Satay forms part of the cuisines of Indonesia, Malaysia, Singapore, Vietnam, Thailand, Brunei and the Philippines although it is called by different names. Chicken satay may be more popular but beef satay, when cooked right, is just as delicious and just as succulent.
Satay, the grilled skewered pieces of meat so identified with Southeast Asia, is a descendant of the kebob. The Guardian quotes food writer Jennifer Brennan who “names Java as the place where the Indian kebab, imported by Muslim traders, first took on a distinctly more eastern feel.”
Eastern feel? Because satay is an adaptation of the kebob, how its Southeast Asian flavors evolved are closely tied with the produce of the regions that adapted it. Ergo, Vietnamese satay, Malaysian satay and the Filipino barbecue taste differently from one another although they are all versions of the kebob.
This beef satay is sweet, spicy, salty and tangy. In the background hover the citrusy aroma of lemongrass, the nuttiness of the coriander, and the bold flavors of garlic and ginger. The color comes from the combination of turmeric and chilies.
In the tropics where the weather is just beautiful at this time of the year, grill beef satay outdoors over live coals and serve for those countless holiday gatherings with friends and family.
Snow covering your patio and garden? An indoor grill is your best friend.
There are a few important tricks to making good beef satay:
1. Choose the beef cut carefully. Stewing beef (such as brisket and short ribs) that requires long hours of cooking won’t do at all.
2. Slice the beef thinly—a quarter of an inch, ideally—to allow the meat to absorb the flavors in the marinade quickly and thoroughly.
3. Keep the grilling time short and the grilling temperature high. Cooking beef satay is like searing the beef just to char the surface. Cook the beef for too long and the meat will turn tough.
4. While there is no fixed combination of ingredients for the marinade, combining salty, sweet, tangy and spicy will give your beef satay the Southeast Asian flavors that have made this street food so popular.
- 400 grams beef (eye round, top round or bottom round are recommended)
- 6 cloves garlic peeled and lightly pounded
- 1 one-inch knob ginger peeled and sliced
- 2 stalks lemongrass
- 1/2 teaspoon coriander
- 1 two-inch piece turmeric peeled and sliced (or substitute 1 teaspoon turmeric powder)
- 2 to 3 bird's eye chilies (or substitute 1 teaspoon chili powder or 1/4 cup Sriracha)
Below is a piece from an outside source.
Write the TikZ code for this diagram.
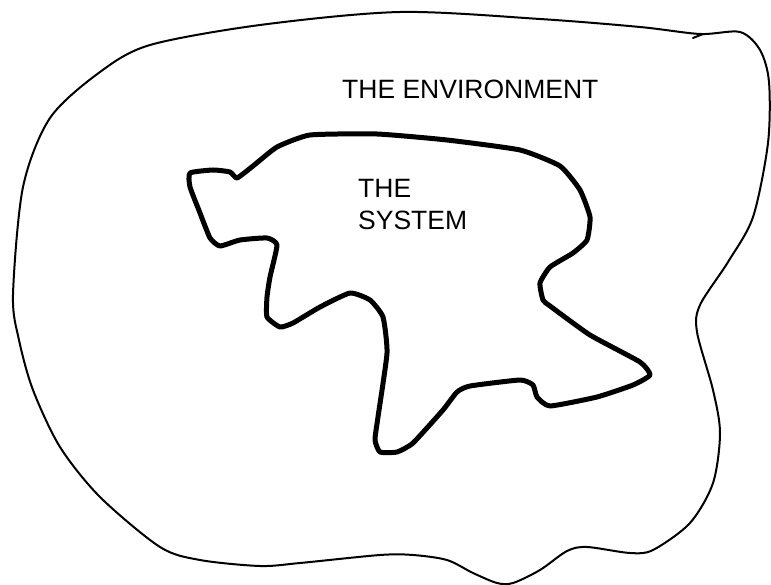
\documentclass[tikz,border=0pt]{standalone}
\usepackage{fontspec}
\setmainfont{Liberation Sans}
\begin{document}
\begin{tikzpicture}[x=1pt,y=-1pt,
  envline/.style={line width=2pt,line join=round,line cap=round},
  sysline/.style={line width=5pt,line join=round,line cap=round},
  lbl/.style={font=\fontsize{26.5}{32}\selectfont,inner sep=0pt,align=left}]
\useasboundingbox (0,0) rectangle (771,585);
% environment boundary
\draw[envline] plot[smooth cycle,tension=0.5] coordinates {
  (13,295) (23,187) (50,118) (100,72) (150,45) (260,25) (400,12) (540,19) (640,27) (700,34)
  (740,32) (760,50) (769,82) (768,143) (753,217) (728,262) (700,305) (697,332) (713,390)
  (720,433) (713,483) (690,523) (653,550) (630,553) (587,547) (567,551) (540,570) (513,583)
  (497,583) (473,573) (447,560) (413,555) (380,555) (300,563) (260,566) (200,560) (160,547)
  (100,497) (60,447) (33,390) (19,340)};
\draw[envline] (693,38) -- (703,34);
% system boundary
\draw[sysline] plot[smooth cycle,tension=0.3] coordinates {
  (190,173) (213,170) (230,172) (237,178) (253,166) (277,147) (310,135) (377,134) (447,140)
  (520,150) (560,166) (580,190) (590,217) (587,240) (573,253) (550,267) (540,283) (543,300)
  (550,306) (590,335) (640,362) (650,375) (633,385) (597,397) (550,406) (537,397) (533,385)
  (520,380) (470,386) (457,392) (443,410) (413,443) (397,452) (380,452) (375,440) (378,417)
  (387,353) (383,317) (370,300) (350,293) (320,307) (293,323) (280,327) (267,317) (267,297)
  (270,277) (277,245) (267,238) (240,240) (220,246) (210,238) (200,213) (190,187)};
\node[lbl,anchor=base west] (env) at (342,99) {THE ENVIRONMENT};
\node[lbl,anchor=base west] (sys) at (358,230) {THE\\SYSTEM};
\end{tikzpicture}
\end{document}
- 1/4 cup patis (fish sauce)
- 1/4 cup palm sugar (you may use brown sugar but the flavor will not be the same)
- 1/4 cup lemon juice
- 1/4 cup palm oil
- bamboo skewers
- peanut sauce (get the recipe)
- lemon slices to serve
Cut the beef into slices about a quarter of an inch thick. Cut the slices into strips about an inch wide and two inches long. Place in a bowl.
In an oil-free pan, toast the garlic, ginger, lemongrass, coriander, turmeric and chilies.
Place the toasted spices in the blender or food processor. Pour in the fish sauce, lemon juice and palm oil. Add the palm sugar. Process until a thick paste is formed.
Pour the spice paste over the beef and mix well. Cover the bowl and let the beef marinate for at least two hours in the fridge.
Start heating up the grill.
Take the meat out of the fridge and thread three to four pieces with a bamboo skewer. Repeat for the rest of the beef.
Grill the beef over high heat for two to three minutes per side. Depending on the size of your grill, you may need to do this batches so as now to overcrowd the grill.
Serve the beef satay immediately with peanut sauce and lemon slices on the side.
For best experience, squeeze a little lemon juice over the beef before dipping in peanut sauce.